--- TASK GOAL ---
Reproduce the listing below character for character; drop every image.

--- MATERIAL ---
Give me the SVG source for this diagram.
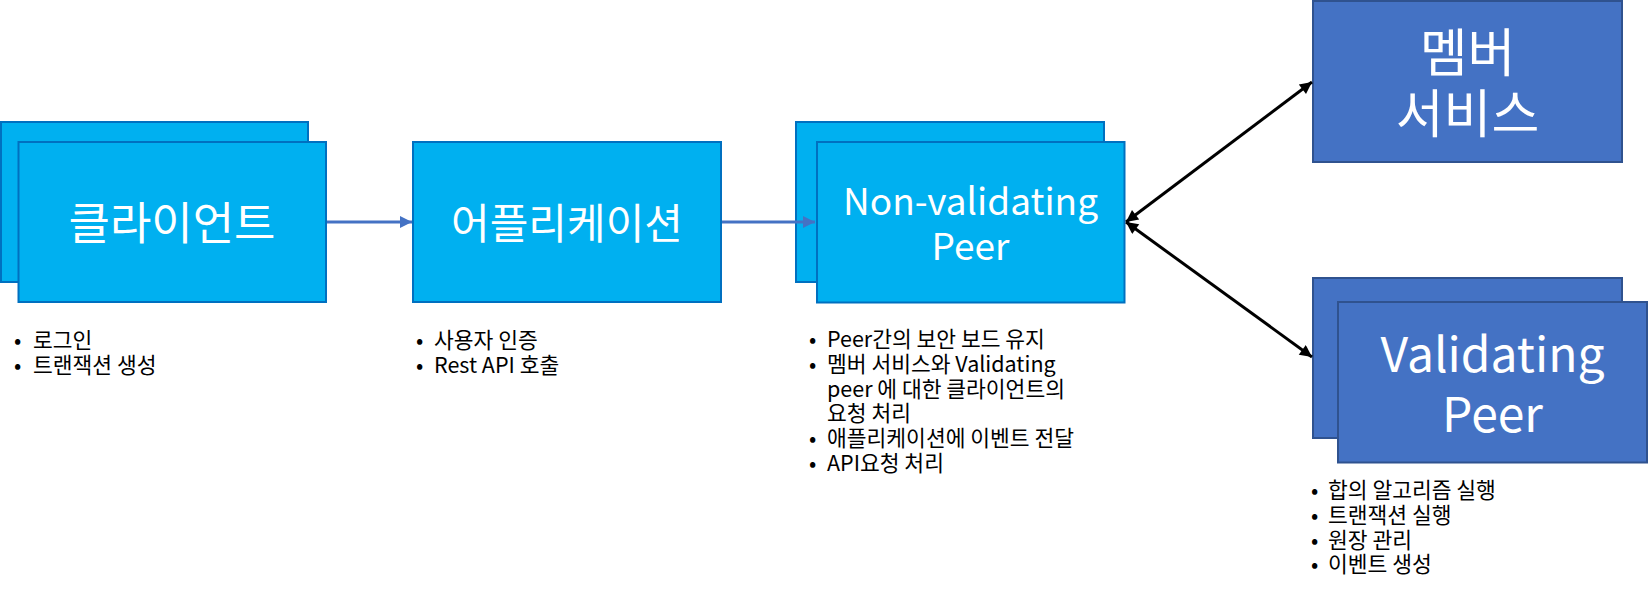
<svg xmlns="http://www.w3.org/2000/svg" width="1648" height="590" viewBox="0 0 1648 590">
<style>
.cy{fill:#00B0F0;stroke:#0070C0;stroke-width:2}
.db{fill:#4472C4;stroke:#2F528F;stroke-width:2}
.t{font-family:"Noto Sans CJK KR","Noto Sans",sans-serif;fill:#FFFFFF;text-anchor:middle}
.b{font-family:"Noto Sans CJK KR","Noto Sans",sans-serif;fill:#000000;font-size:21.5px}
.bl{stroke:#4472C4;stroke-width:3;fill:none}
.bk{stroke:#000000;stroke-width:3;fill:none}
</style>
<defs>
<marker id="ab" viewBox="0 0 10 10" refX="10" refY="5" markerWidth="4" markerHeight="4" orient="auto" markerUnits="strokeWidth">
<path d="M0,0 L10,5 L0,10 Z" fill="#4472C4"/>
</marker>
<marker id="ak" viewBox="0 0 10 10" refX="10" refY="5" markerWidth="5" markerHeight="4" orient="auto-start-reverse" markerUnits="strokeWidth">
<path d="M0,0 L10,5 L0,10 Z" fill="#000000"/>
</marker>
</defs>
<g id="client">
<rect class="cy" x="1" y="122" width="307" height="160"/>
<rect class="cy" x="18.5" y="142" width="307.5" height="160"/>
<text class="t" x="172" y="240" font-size="45">클라이언트</text>
</g>
<g id="client-notes">
<text class="b" x="14" y="348">•</text><text class="b" x="33" y="348">로그인</text>
<text class="b" x="14" y="373">•</text><text class="b" x="33" y="373">트랜잭션 생성</text>
</g>
<g id="application">
<rect class="cy" x="413" y="142" width="308" height="160"/>
<text class="t" x="567" y="239" font-size="42">어플리케이션</text>
</g>
<g id="application-notes">
<text class="b" x="416" y="348">•</text><text class="b" x="434" y="348">사용자 인증</text>
<text class="b" x="416" y="373">•</text><text class="b" x="434" y="373">Rest API 호출</text>
</g>
<g id="non-validating-peer">
<rect class="cy" x="796" y="122" width="308" height="160"/>
<rect class="cy" x="817" y="142" width="307.5" height="160.5"/>
<text class="t" x="970.5" y="215" font-size="37">Non-validating</text>
<text class="t" x="970.5" y="260" font-size="37">Peer</text>
</g>
<g id="nvp-notes">
<text class="b" x="809" y="347">•</text><text class="b" x="827" y="347">Peer간의 보안 보드 유지</text>
<text class="b" x="809" y="372">•</text><text class="b" x="827" y="372">멤버 서비스와 Validating</text>
<text class="b" x="827" y="396.5">peer 에 대한 클라이언트의</text>
<text class="b" x="827" y="421">요청 처리</text>
<text class="b" x="809" y="446">•</text><text class="b" x="827" y="446">애플리케이션에 이벤트 전달</text>
<text class="b" x="809" y="471">•</text><text class="b" x="827" y="471">API요청 처리</text>
</g>
<g id="member-service">
<rect class="db" x="1313" y="1" width="309" height="161"/>
<text class="t" x="1467.5" y="72" font-size="52">멤버</text>
<text class="t" x="1467.5" y="133" font-size="52">서비스</text>
</g>
<g id="validating-peer">
<rect class="db" x="1313" y="278" width="309" height="160"/>
<rect class="db" x="1338" y="302" width="309" height="160.5"/>
<text class="t" x="1492.5" y="372" font-size="48">Validating</text>
<text class="t" x="1492.5" y="432" font-size="48">Peer</text>
</g>
<g id="vp-notes">
<text class="b" x="1311" y="498">•</text><text class="b" x="1328" y="498">합의 알고리즘 실행</text>
<text class="b" x="1311" y="523">•</text><text class="b" x="1328" y="523">트랜잭션 실행</text>
<text class="b" x="1311" y="547.5">•</text><text class="b" x="1328" y="547.5">원장 관리</text>
<text class="b" x="1311" y="572">•</text><text class="b" x="1328" y="572">이벤트 생성</text>
</g>
<g id="connectors">
<line class="bl" x1="327" y1="222" x2="412" y2="222" marker-end="url(#ab)"/>
<line class="bl" x1="722" y1="222" x2="815" y2="222" marker-end="url(#ab)"/>
<line class="bk" x1="1126" y1="222" x2="1312" y2="82" marker-start="url(#ak)" marker-end="url(#ak)"/>
<line class="bk" x1="1126" y1="222" x2="1312" y2="357" marker-start="url(#ak)" marker-end="url(#ak)"/>
</g>
</svg>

--- COMPLETE OUTPUT ---
Give me the SVG source for this diagram.
<svg xmlns="http://www.w3.org/2000/svg" width="1648" height="590" viewBox="0 0 1648 590">
<style>
.cy{fill:#00B0F0;stroke:#0070C0;stroke-width:2}
.db{fill:#4472C4;stroke:#2F528F;stroke-width:2}
.t{font-family:"Noto Sans CJK KR","Noto Sans",sans-serif;fill:#FFFFFF;text-anchor:middle}
.b{font-family:"Noto Sans CJK KR","Noto Sans",sans-serif;fill:#000000;font-size:21.5px}
.bl{stroke:#4472C4;stroke-width:3;fill:none}
.bk{stroke:#000000;stroke-width:3;fill:none}
</style>
<defs>
<marker id="ab" viewBox="0 0 10 10" refX="10" refY="5" markerWidth="4" markerHeight="4" orient="auto" markerUnits="strokeWidth">
<path d="M0,0 L10,5 L0,10 Z" fill="#4472C4"/>
</marker>
<marker id="ak" viewBox="0 0 10 10" refX="10" refY="5" markerWidth="5" markerHeight="4" orient="auto-start-reverse" markerUnits="strokeWidth">
<path d="M0,0 L10,5 L0,10 Z" fill="#000000"/>
</marker>
</defs>
<g id="client">
<rect class="cy" x="1" y="122" width="307" height="160"/>
<rect class="cy" x="18.5" y="142" width="307.5" height="160"/>
<text class="t" x="172" y="240" font-size="45">클라이언트</text>
</g>
<g id="client-notes">
<text class="b" x="14" y="348">•</text><text class="b" x="33" y="348">로그인</text>
<text class="b" x="14" y="373">•</text><text class="b" x="33" y="373">트랜잭션 생성</text>
</g>
<g id="application">
<rect class="cy" x="413" y="142" width="308" height="160"/>
<text class="t" x="567" y="239" font-size="42">어플리케이션</text>
</g>
<g id="application-notes">
<text class="b" x="416" y="348">•</text><text class="b" x="434" y="348">사용자 인증</text>
<text class="b" x="416" y="373">•</text><text class="b" x="434" y="373">Rest API 호출</text>
</g>
<g id="non-validating-peer">
<rect class="cy" x="796" y="122" width="308" height="160"/>
<rect class="cy" x="817" y="142" width="307.5" height="160.5"/>
<text class="t" x="970.5" y="215" font-size="37">Non-validating</text>
<text class="t" x="970.5" y="260" font-size="37">Peer</text>
</g>
<g id="nvp-notes">
<text class="b" x="809" y="347">•</text><text class="b" x="827" y="347">Peer간의 보안 보드 유지</text>
<text class="b" x="809" y="372">•</text><text class="b" x="827" y="372">멤버 서비스와 Validating</text>
<text class="b" x="827" y="396.5">peer 에 대한 클라이언트의</text>
<text class="b" x="827" y="421">요청 처리</text>
<text class="b" x="809" y="446">•</text><text class="b" x="827" y="446">애플리케이션에 이벤트 전달</text>
<text class="b" x="809" y="471">•</text><text class="b" x="827" y="471">API요청 처리</text>
</g>
<g id="member-service">
<rect class="db" x="1313" y="1" width="309" height="161"/>
<text class="t" x="1467.5" y="72" font-size="52">멤버</text>
<text class="t" x="1467.5" y="133" font-size="52">서비스</text>
</g>
<g id="validating-peer">
<rect class="db" x="1313" y="278" width="309" height="160"/>
<rect class="db" x="1338" y="302" width="309" height="160.5"/>
<text class="t" x="1492.5" y="372" font-size="48">Validating</text>
<text class="t" x="1492.5" y="432" font-size="48">Peer</text>
</g>
<g id="vp-notes">
<text class="b" x="1311" y="498">•</text><text class="b" x="1328" y="498">합의 알고리즘 실행</text>
<text class="b" x="1311" y="523">•</text><text class="b" x="1328" y="523">트랜잭션 실행</text>
<text class="b" x="1311" y="547.5">•</text><text class="b" x="1328" y="547.5">원장 관리</text>
<text class="b" x="1311" y="572">•</text><text class="b" x="1328" y="572">이벤트 생성</text>
</g>
<g id="connectors">
<line class="bl" x1="327" y1="222" x2="412" y2="222" marker-end="url(#ab)"/>
<line class="bl" x1="722" y1="222" x2="815" y2="222" marker-end="url(#ab)"/>
<line class="bk" x1="1126" y1="222" x2="1312" y2="82" marker-start="url(#ak)" marker-end="url(#ak)"/>
<line class="bk" x1="1126" y1="222" x2="1312" y2="357" marker-start="url(#ak)" marker-end="url(#ak)"/>
</g>
</svg>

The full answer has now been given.